==== SUPPLIED INFORMATION ====
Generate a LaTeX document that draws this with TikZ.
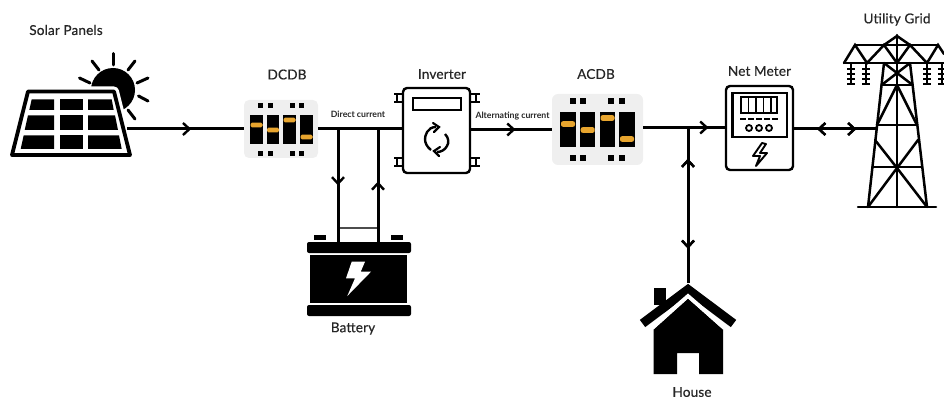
\documentclass[tikz,border=0pt]{standalone}
\usepackage{fontspec}
\setmainfont{Lato}
\usetikzlibrary{arrows.meta,decorations.markings}
\definecolor{panelgrey}{HTML}{EFEFEF}
\definecolor{switchorange}{HTML}{E8A52E}
\tikzset{
  x=1pt,y=-1pt,
  wire/.style={line width=3pt,black},
  chev/.tip={Straight Barb[length=6.5pt,width=12pt,line width=2.4pt]},
  flow/.style={postaction={decorate},decoration={markings,mark=at position #1 with {\arrow{chev}}}},
  flowback/.style={postaction={decorate},decoration={markings,mark=at position #1 with {\arrowreversed{chev}}}},
  label/.style={font=\fontsize{13.6}{15}\selectfont\addfontfeatures{FakeBold=0.5,LetterSpace=1},text=black!85,inner sep=0pt},
  smalllabel/.style={font=\fontsize{8.7}{10}\bfseries\selectfont,text=black!85,inner sep=0pt},
  dbbox/.style={fill=panelgrey,rounded corners=5pt,inner sep=0pt,draw=none},
  unitbox/.style={draw=black,line width=2.4pt,fill=white,rounded corners=4pt,inner sep=0pt},
  tower/.style={line width=2.5pt,black,line cap=round},
}
\begin{document}
\begin{tikzpicture}
\useasboundingbox (0,0) rectangle (944,398);
% ---------- sun
\fill (113,90) circle[radius=22pt];
\foreach \a/\b/\c/\d in {113.3/53.5/113.3/65,92/61/99/70,135/61/128/70,79.5/78/90/83,148/78/137/83,148/101/138.5/96,135/119/128/110}{
  \draw[line width=3pt,line cap=round] (\a,\b) -- (\c,\d);}
% ---------- solar panel
\draw[white,line width=10pt,fill=white,line join=round] (28,91.5) -- (114,91.5) -- (130,155) -- (12,155) -- cycle;
\draw[line width=3.8pt,fill=white,line join=round] (28,91.5) -- (114,91.5) -- (130,155) -- (12,155) -- cycle;
\fill (31.7,99.3) -- (54,99.3) -- (54,110) -- (29.3,110) -- cycle;
\fill (59.5,99.3) rectangle (82.5,110);
\fill (88,99.3) -- (111.7,99.3) -- (113.7,110) -- (88,110) -- cycle;
\fill (28,115.3) -- (54,115.3) -- (54,130) -- (24.7,130) -- cycle;
\fill (59.5,115.3) rectangle (82.5,130);
\fill (88,115.3) -- (115,115.3) -- (118,130) -- (88,130) -- cycle;
\fill (23.7,135.3) -- (54,135.3) -- (54,149) -- (20.7,149) -- cycle;
\fill (59.5,135.3) rectangle (82.5,149);
\fill (88,135.3) -- (119,135.3) -- (121.7,149) -- (88,149) -- cycle;
\coordinate (pvout) at (127,129);
% ---------- DCDB
\node[dbbox,minimum width=74pt,minimum height=58pt] (dcdb) at (281,129) {};
\foreach \x/\o in {256.5/125,273/130,289.5/120,306.5/137}{
  \fill (\x-6.2,115) rectangle (\x+6.2,144.5);
  \fill[switchorange,rounded corners=1.5pt] (\x-6,\o-2.4) rectangle (\x+6,\o+2.4);}
\foreach \x in {260.5,270,292.5,301.5}{
  \fill (\x-2.5,103) rectangle (\x+2.5,108);
  \fill (\x-2.5,151.5) rectangle (\x+2.5,156.5);}
% ---------- Inverter
\node[unitbox,minimum width=67pt,minimum height=85pt] (inv) at (436.5,130.5) {};
\foreach \y in {98,162}{
  \foreach \x/\s in {403/-1,470/1}{
    \draw[line width=2.1pt] (\x,\y-3.8) -- (\x+\s*9.5,\y-3.8) (\x,\y+3.8) -- (\x+\s*9.5,\y+3.8) (\x+\s*6,\y-3.8) -- (\x+\s*6,\y+3.8);}}
\draw[line width=2.2pt] (413,98) rectangle (461,110);
\draw[line width=2.4pt] (436,127) .. controls (427,127) and (425,136) .. (425,139) .. controls (425,143) and (427,147) .. (431,150);
\draw[line width=2.4pt] (445,134) .. controls (449,138) and (449,143) .. (447,146) .. controls (445,150) and (441,152) .. (437,152);
\draw[line width=2.2pt,line cap=round] (433,123) -- (439,127) -- (434,132);
\draw[line width=2.2pt,line cap=round] (440,147) -- (434,151) -- (439,156);
% ---------- ACDB
\node[dbbox,minimum width=91pt,minimum height=71pt,rounded corners=6pt] (acdb) at (597.5,129.5) {};
\foreach \x/\o in {568/124,587.7/130,607.5/118,627/139}{
  \fill (\x-7.6,112) rectangle (\x+7.6,147);
  \fill[switchorange,rounded corners=2pt] (\x-7,\o-2.8) rectangle (\x+7,\o+2.8);}
\foreach \x in {573,583.3,611,621.7}{
  \fill (\x-3,97.7) rectangle (\x+3,103.7);
  \fill (\x-3,155.3) rectangle (\x+3,161.3);}
% ---------- Net meter
\node[unitbox,minimum width=67pt,minimum height=84pt] (meter) at (759.5,128) {};
\draw[line width=2.2pt] (732.5,93) rectangle (787,137);
\draw[line width=2pt] (741,97.5) rectangle (777,113);
\foreach \x in {748.5,756,763.5,771}{\draw[line width=1.8pt] (\x,97.5) -- (\x,113);}
\foreach \x in {743,751,759,767,775}{\draw[line width=1.8pt] (\x-2.8,119) -- (\x+2.8,119);}
\foreach \x in {749,759,769}{\draw[line width=1.8pt] (\x,128) circle[radius=3pt];}
\draw[line width=1.9pt,line join=round] (762,143) -- (753,156) -- (760,156) -- (756,166) -- (767,153) -- (760,153) -- (766,144) -- cycle;
% ---------- Utility tower
\draw[tower] (897,35) -- (897,207);
\draw[tower] (858,207) -- (936,207);
\draw[tower] (884,63) -- (868,207) (910,63) -- (927,207);
\draw[tower] (855,45) -- (938,45) (844,63) -- (944,63);
\draw[tower] (844,63) -- (855,45) -- (867,63) -- (884,45) -- (897,63) -- (910,45) -- (927,63) -- (938,45) -- (944,54);
\draw[tower] (884,45) -- (897,36) -- (910,45);
\draw[tower] (881.6,85) -- (912.6,85) (877,125) -- (917,125) (872.4,167) -- (922.2,167);
\draw[tower] (884,63) -- (912.6,85) (910,63) -- (881.6,85);
\draw[tower] (877,125) -- (897,85) -- (917,125);
\draw[tower] (875,140) -- (897,168) -- (918,140);
\draw[tower] (868,207) -- (897,168) -- (927,207);
\foreach \x in {851,866,927,942}{
  \draw[line width=2.2pt] (\x,64) -- (\x,85);
  \foreach \y in {69,74,79,84}{\draw[line width=2pt] (\x-4,\y) -- (\x+4,\y);}}
\coordinate (towerin) at (876,129);
% ---------- Battery
\fill (314,235) rectangle (326,239.5);
\fill (391,235) rectangle (403,239.5);
\node[fill=black,rounded corners=2pt,minimum width=104pt,minimum height=11pt,inner sep=0pt] (batt) at (359,247.5) {};
\fill (310,254.5) rectangle (407,303);
\fill[rounded corners=2pt] (307,305) rectangle (411,316);
\fill[white] (351.7,261.7) -- (365,261.7) -- (360.7,271.7) -- (371,271.7) -- (347.3,296) -- (355,278.3) -- (346,278.3) -- cycle;
\draw[line width=1.2pt,black!70] (338,228) -- (378,228);
% ---------- House
\coordinate (roof) at (688,283);
\fill (654,287.5) rectangle (666,305);
\draw[white,line width=3pt] (645,328) -- (688,291) -- (731,328);
\draw[line width=9pt,line join=miter] (642.5,323.5) -- (688,289.5) -- (733.5,323.5);
\fill (688,298.5) -- (723,329.5) -- (723,374) -- (699,374) -- (699,353) -- (677,353) -- (677,374) -- (653.5,374) -- (653.5,329.5) -- cycle;
\fill[white] (688,293.5) -- (721,322) -- (723,329.5) -- (688,298.5) -- (653.5,329.5) -- (655,322) -- cycle;
% ---------- Connectors
\draw[wire,flow=0.55] (pvout) -- (dcdb.west);
\draw[wire] (dcdb.east) -- (dcdb.east -| inv.west);
\coordinate (bd) at (338,129);
\coordinate (bu) at (378,129);
\draw[wire,flow=0.5] (bd) -- (bd |- batt.north);
\draw[wire,flowback=0.465] (bu) -- (bu |- batt.north);
\draw[wire,flow=0.55] (inv.east |- acdb.west) -- (acdb.west);
\coordinate (mjoin) at (688,127.5);
\draw[wire,flow=0.8] (acdb.east |- mjoin) -- (meter.west |- mjoin);
\draw[wire,flowback=0.2,flow=0.78] (mjoin) -- (roof);
\draw[wire,flowback=0.28,flow=0.76] (meter.east |- towerin) -- (towerin);
% ---------- Labels
\node[label] (t1) at (66,30) {Solar Panels};
\node[label] (t2) at (287,74.5) {DCDB};
\node[label] (t3) at (442,74) {Inverter};
\node[label] (t4) at (596,74) {ACDB};
\node[label] (t5) at (759.5,71) {Net Meter};
\node[label] (t6) at (897,19.5) {Utility Grid};
\node[label] (t7) at (353,328.5) {Battery};
\node[label] (t8) at (692,392) {House};
\node[smalllabel] (t9) at (358,114) {Direct current};
\node[smalllabel] (t10) at (512.5,116) {Alternating current};
\end{tikzpicture}
\end{document}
====
GIVEN TASK — From the listing above, copy out each line where the word "with" appears.

ANSWER —
Generate a LaTeX document that draws this with TikZ.
  flow/.style={postaction={decorate},decoration={markings,mark=at position #1 with {\arrow{chev}}}},
  flowback/.style={postaction={decorate},decoration={markings,mark=at position #1 with {\arrowreversed{chev}}}},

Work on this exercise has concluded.